The removal by disgruntled shareholders of Lawrence Snyder, chairman, and his joint chief operating officers, Ruth Henderson and Peter Ridsdale, looks likely to be accompanied by sizeable payoffs as compensation for loss of office.
In the year to end January 1992 Mr Snyder earned pounds 237,000 from Alexon for 10 months' work while the highest-paid director, presumably the then chief executive, Ruth Henderson, drew pounds 264,000.
In that year Alexon made pre-tax profits of pounds 11.3m but an attributable loss of pounds 1.8m after hefty extraordinary losses on closed businesses. In the year to January 1993 things went from bad to worse, with nearly pounds 1m of pre-tax losses, a passed final dividend and a badly shrunken share price.

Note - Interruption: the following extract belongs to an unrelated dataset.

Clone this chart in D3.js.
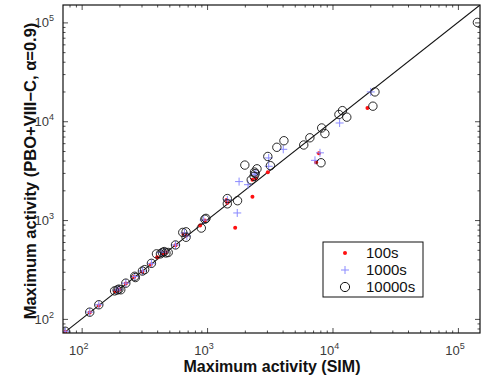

The departing Alexon directors had three-year service contracts and their compensation, as yet undisclosed, will be based on lower basic salary figures after last year's dire performance but should still amount to a tidy sum.
Large shareholders may regard this as a small price to pay for new management blood. Even so, such payments look uncomfortably like a reward for poor performance. It is not as if Alexon could be faulted for meanness in the past. In 1991/2 the remuneration committee, headed by the ex-Burton finance director Brian North, approved a pounds 425,000 ex gratia payment to former directors.
Compensation is a sensitive subject in a week in which the Institute of Management has accused directors and managers of greed over pay rises and the axed Lasmo chief executive, Chris Greentree, was shown to have received a 40 per cent pay rise after the oil company made a pounds 385m net loss and cut its dividend.
But the tale is not one of unrelenting extravagance. John Carter, chief executive of Hepworth, the building materials group, took a 23 per cent cut from pounds 323,000 to pounds 248,000 in 1992 as his bonus evaporated.
In the well-heeled world of insurance broking, the chairman and chief executive of Steel Burrill Jones saw their remuneration fall by more than 50 per cent in response to only a modest fall in earnings during 1992. And a repentant Lord Fanshawe, chairman of Sedgwick Group, told shareholders at yesterday's annual meeting that he and his executive directors would take a 10 per cent basic pay cut in 1993 after a year in which the dividend was slashed in half.